En parlant de version bêta, Tesla n’est pas le seul constructeur à se livrer à ces pratiques. Fisker, dont la relance a été tant attendue avec le modèle Ocean, a immédiatement rencontré des obstacles. La qualité de production, qui laisse beaucoup à désirer, est l’un des nombreux problèmes rencontrés. Le software, qui semble être négligé et laissé à l’abandon, se rajoute à la liste des préoccupations. De plus, plusieurs promesses faites par la marque n’ont pas été tenues, notamment en termes d’autonomie et de capacité de recharge. En surface, il semble que tout soit encore en cours de développement. Cependant, en réalité, ce n’est pas le cas. Malgré l’anticipation et l’enthousiasme entourant la relance de la marque, Fisker semble avoir du mal à tenir ses engagements et à offrir un produit de qualité à ses clients.
De manière générale, il est intéressant d’observer comment les changements récents sont adoptés dans l’industrie automobile. Cela semble se faire de manière presque aveugle, sans hésitation ni remise en question. Il n’y a pas une once de réflexion visible dans cette adoption rapide et inconditionnelle de nouvelles technologies et pratiques. L’adoption généralisée des écrans tactiles dans presque tous les aspects de l’automobile en est un exemple frappant. On pourrait presque dire que l’industrie suit une tendance sans véritablement s’arrêter pour considérer les implications ou les conséquences potentielles de ces changements. Mais comme mentionné plus tôt, cette philosophie n’est pas cantonnée qu’au secteur automobile.

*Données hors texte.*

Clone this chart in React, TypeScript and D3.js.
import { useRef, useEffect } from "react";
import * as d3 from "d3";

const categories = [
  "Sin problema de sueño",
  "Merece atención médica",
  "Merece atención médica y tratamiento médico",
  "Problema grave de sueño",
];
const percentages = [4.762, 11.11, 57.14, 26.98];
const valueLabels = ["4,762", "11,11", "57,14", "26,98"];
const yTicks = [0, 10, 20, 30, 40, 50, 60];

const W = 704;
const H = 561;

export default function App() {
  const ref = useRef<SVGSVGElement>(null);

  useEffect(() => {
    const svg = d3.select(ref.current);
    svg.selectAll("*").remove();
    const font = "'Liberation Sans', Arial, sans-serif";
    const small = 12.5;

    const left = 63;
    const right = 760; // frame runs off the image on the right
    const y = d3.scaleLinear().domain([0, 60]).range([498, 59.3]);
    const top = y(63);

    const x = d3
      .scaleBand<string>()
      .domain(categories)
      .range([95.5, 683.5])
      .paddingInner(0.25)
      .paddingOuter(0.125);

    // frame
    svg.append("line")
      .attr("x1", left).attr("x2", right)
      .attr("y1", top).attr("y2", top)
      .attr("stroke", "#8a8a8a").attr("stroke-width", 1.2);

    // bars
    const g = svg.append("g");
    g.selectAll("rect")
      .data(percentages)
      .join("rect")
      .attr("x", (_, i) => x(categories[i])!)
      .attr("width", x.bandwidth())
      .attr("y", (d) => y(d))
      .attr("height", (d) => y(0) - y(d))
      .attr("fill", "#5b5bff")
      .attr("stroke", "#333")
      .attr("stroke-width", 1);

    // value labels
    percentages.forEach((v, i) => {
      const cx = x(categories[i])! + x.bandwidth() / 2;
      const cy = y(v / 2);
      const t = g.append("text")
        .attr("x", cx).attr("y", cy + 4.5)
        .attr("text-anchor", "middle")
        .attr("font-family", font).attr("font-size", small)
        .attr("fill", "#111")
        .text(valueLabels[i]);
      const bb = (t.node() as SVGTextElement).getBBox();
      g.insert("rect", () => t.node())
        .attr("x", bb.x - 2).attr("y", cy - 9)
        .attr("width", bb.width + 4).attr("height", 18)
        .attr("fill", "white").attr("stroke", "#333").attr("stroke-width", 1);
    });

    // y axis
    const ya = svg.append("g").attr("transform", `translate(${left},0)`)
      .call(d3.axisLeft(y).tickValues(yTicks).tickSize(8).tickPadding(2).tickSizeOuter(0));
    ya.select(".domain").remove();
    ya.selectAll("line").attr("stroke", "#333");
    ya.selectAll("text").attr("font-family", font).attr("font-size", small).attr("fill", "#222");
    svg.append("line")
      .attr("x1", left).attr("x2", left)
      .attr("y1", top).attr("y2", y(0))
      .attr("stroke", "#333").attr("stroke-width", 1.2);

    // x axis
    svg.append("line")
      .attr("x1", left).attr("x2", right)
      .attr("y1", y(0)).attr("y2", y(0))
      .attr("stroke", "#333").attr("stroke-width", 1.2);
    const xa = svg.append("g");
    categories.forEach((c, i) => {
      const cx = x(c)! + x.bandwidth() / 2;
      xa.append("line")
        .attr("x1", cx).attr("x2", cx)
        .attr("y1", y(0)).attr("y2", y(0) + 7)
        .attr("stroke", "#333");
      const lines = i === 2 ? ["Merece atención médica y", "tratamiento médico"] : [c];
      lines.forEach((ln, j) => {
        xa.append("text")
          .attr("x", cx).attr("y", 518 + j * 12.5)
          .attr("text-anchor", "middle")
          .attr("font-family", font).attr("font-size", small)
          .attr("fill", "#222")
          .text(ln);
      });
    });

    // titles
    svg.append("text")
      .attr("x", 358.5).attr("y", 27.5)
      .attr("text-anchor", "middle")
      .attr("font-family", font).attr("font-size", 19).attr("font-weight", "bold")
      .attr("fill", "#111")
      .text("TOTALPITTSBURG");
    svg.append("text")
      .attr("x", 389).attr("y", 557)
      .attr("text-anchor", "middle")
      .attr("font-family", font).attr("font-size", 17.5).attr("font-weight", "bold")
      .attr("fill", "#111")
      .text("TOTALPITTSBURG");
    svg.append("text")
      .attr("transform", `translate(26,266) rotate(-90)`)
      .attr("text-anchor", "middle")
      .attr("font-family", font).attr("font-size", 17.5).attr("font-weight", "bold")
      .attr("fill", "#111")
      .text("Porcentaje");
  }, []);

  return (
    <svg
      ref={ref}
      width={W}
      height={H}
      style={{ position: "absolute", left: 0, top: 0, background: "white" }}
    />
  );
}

Le secteur de la tech a une furieuse tendance à sortir des produits non finis. Récemment observé par Marques Brownlee, le YouTuber tech le plus célèbre de la planète, il semblerait même que ces pratiques soient poussées à l’extrême, avec des services promis qui ne sortent que 6 mois ou un an plus tard, au grand dam des consommateurs qui se retrouvent bernés. Mais qui en sort donc gagnant ?
Comme mentionné par Marques Brownlee, ces nouveaux produits ne sont en réalité pas créés pour les consommateurs finaux, mais font en quelque sorte office de preuve de concept pour des investisseurs lassés d’attendre le progrès à long-terme. Rassurant ? Pas vraiment. Justifié ? Non plus. Logique ? D’une certaine manière. Mais pas enthousiasmant pour la suite des évènements.

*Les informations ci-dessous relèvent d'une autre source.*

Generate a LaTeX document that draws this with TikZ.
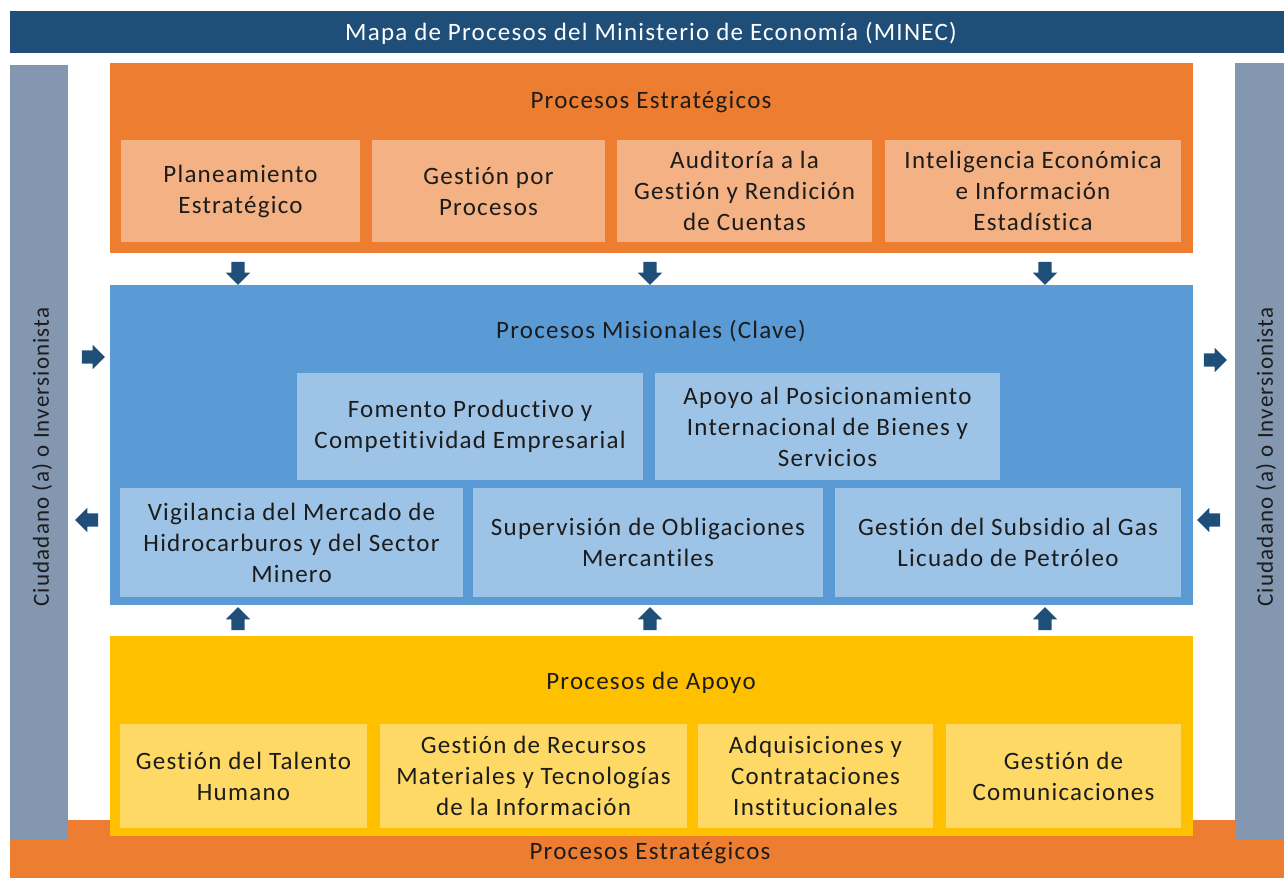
\documentclass[tikz,border=0pt]{standalone}
\usepackage{fontspec}
\setmainfont{Carlito}[LetterSpace=5,Ligatures=NoCommon]
\usetikzlibrary{shapes.arrows}
\definecolor{topblue}{HTML}{1F4E79}
\definecolor{sidegray}{HTML}{8497B0}
\definecolor{orangeM}{HTML}{ED7D31}
\definecolor{orangeL}{HTML}{F4B183}
\definecolor{blueM}{HTML}{5B9BD5}
\definecolor{blueL}{HTML}{9DC3E6}
\definecolor{yellowM}{HTML}{FFC000}
\definecolor{yellowL}{HTML}{FFD966}
\definecolor{txt}{HTML}{1C1C1C}
\tikzset{
  band/.style={inner sep=0, outer sep=0},
  sub/.style={inner sep=0, outer sep=0, align=center, text=txt,
    font=\fontsize{25}{31}\selectfont},
  ttl/.style={inner sep=0, text=txt, font=\fontsize{25}{30}\selectfont},
  blk/.style={single arrow, fill=topblue, draw=none, inner xsep=0pt, inner ysep=6.5pt,
    minimum height=23pt, single arrow head extend=5.5pt,
    single arrow head indent=0pt},
  sidetxt/.style={inner sep=0, rotate=90, text=txt, font=\fontsize{23}{26}\selectfont}
}
\begin{document}
\begin{tikzpicture}[x=1pt,y=-1pt]
\useasboundingbox (0,0) rectangle (1284,878);
% bottom band
\node[band, fill=orangeM, minimum width=1274pt, minimum height=58pt] (bot) at (647,849) {};
\node[ttl] (bottxt) at (650,853) {Procesos Estratégicos};
% top band
\node[band, fill=topblue, minimum width=1274pt, minimum height=42pt] (top) at (647,32) {};
\node[inner sep=0, text=white, font=\fontsize{25}{28}\selectfont] (toptxt) at (651,33) {Mapa de Procesos del Ministerio de Economía (MINEC)};
% side bars
\node[band, fill=sidegray, minimum width=58pt, minimum height=775pt] (left) at (39,452.5) {};
\node[sidetxt] (lefttxt) at (42,457) {Ciudadano (a) o Inversionista};
\node[band, fill=sidegray, minimum width=49pt, minimum height=777pt] (right) at (1259.5,451.5) {};
\node[sidetxt] (righttxt) at (1266,457) {Ciudadano (a) o Inversionista};
% strategic
\node[band, fill=orangeM, minimum width=1083pt, minimum height=190pt] (est) at (651.5,158) {};
\node[ttl] (esttl) at (651,102) {Procesos Estratégicos};
\node[sub, fill=orangeL, minimum width=239pt, minimum height=102pt] (e1) at (240.5,191) {Planeamiento\\Estratégico};
\node[sub, fill=orangeL, minimum width=233pt, minimum height=102pt] (e2) at (488.5,191) {Gestión por\\Procesos};
\node[sub, fill=orangeL, minimum width=255pt, minimum height=102pt] (e3) at (744.5,191) {Auditoría a la\\Gestión y Rendición\\de Cuentas};
\node[sub, fill=orangeL, minimum width=296pt, minimum height=102pt] (e4) at (1033,191) {Inteligencia Económica\\e Información\\Estadística};
% missional
\node[band, fill=blueM, minimum width=1083pt, minimum height=320pt] (mis) at (651.5,445) {};
\node[ttl] (mistl) at (651,331) {Procesos Misionales (Clave)};
\node[sub, fill=blueL, minimum width=346pt, minimum height=107pt] (m1) at (470,426.5) {Fomento Productivo y\\Competitividad Empresarial};
\node[sub, fill=blueL, minimum width=345pt, minimum height=107pt] (m2) at (827.5,426.5) {Apoyo al Posicionamiento\\Internacional de Bienes y\\Servicios};
\node[sub, fill=blueL, minimum width=343pt, minimum height=109pt] (m3) at (291.5,542.5) {Vigilancia del Mercado de\\Hidrocarburos y del Sector\\Minero};
\node[sub, fill=blueL, minimum width=350pt, minimum height=109pt] (m4) at (648,542.5) {Supervisión de Obligaciones\\Mercantiles};
\node[sub, fill=blueL, minimum width=346pt, minimum height=109pt] (m5) at (1008,542.5) {Gestión del Subsidio al Gas\\Licuado de Petróleo};
% support
\node[band, fill=yellowM, minimum width=1083pt, minimum height=200pt] (apo) at (651.5,736) {};
\node[ttl] (apotl) at (651,683) {Procesos de Apoyo};
\node[sub, fill=yellowL, minimum width=247pt, minimum height=104pt] (a1) at (243.5,776) {Gestión del Talento\\Humano};
\node[sub, fill=yellowL, minimum width=307pt, minimum height=104pt] (a2) at (533.5,776) {Gestión de Recursos\\Materiales y Tecnologías\\de la Información};
\node[sub, fill=yellowL, minimum width=235pt, minimum height=104pt] (a3) at (815.5,776) {Adquisiciones y\\Contrataciones\\Institucionales};
\node[sub, fill=yellowL, minimum width=235pt, minimum height=104pt] (a4) at (1063.5,776) {Gestión de\\Comunicaciones};
% arrows down
\node[blk, rotate=-90] (d1) at (238,270) {};
\node[blk, rotate=-90] (d2) at (650,270) {};
\node[blk, rotate=-90] (d3) at (1045,270) {};
% arrows up
\node[blk, rotate=90] (u1) at (238,622) {};
\node[blk, rotate=90] (u2) at (650,622) {};
\node[blk, rotate=90] (u3) at (1045,622) {};
% side arrows
\node[blk] (l1) at (90,357) {};
\node[blk, rotate=180] (l2) at (90,520) {};
\node[blk] (r1) at (1212,360) {};
\node[blk, rotate=180] (r2) at (1212,520) {};
\end{tikzpicture}
\end{document}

Pas de panique, tout n’est pas sombre dans ce tableau qu’on vient de peindre. Des petites lueurs d’espoir commencent à pointer le bout de leur nez. Les boutons, ces petits trucs super pratiques qu’on avait presque oubliés, font un retour en force. Et contrairement à une poussée d’acné, on accepte leur retour avec le sourire. De plus, les les régulateurs semblent se réveiller, mettant un frein à tous ces discours qui promettent monts et merveilles sans rien derrière.

Et puis, le meilleur reste toujours que les consommateurs mécontents commencent à se faire entendre. Toutes ces critiques incitent les fabricants à se bouger pour améliorer leurs produits. C’est un bon rappel que les consommateurs ont du pouvoir et qu’ils peuvent finalement influencer les décisions.
Donc, si vous êtes pas contents de quelque chose, n’hésitez pas à le dire haut et fort. Votre avis compte et peut aider à changer les choses pour les produits qu’on utilise tous les jours. Comme pour ne pas avoir un véhicule qui va très vite mais qui casse tout sur son passage.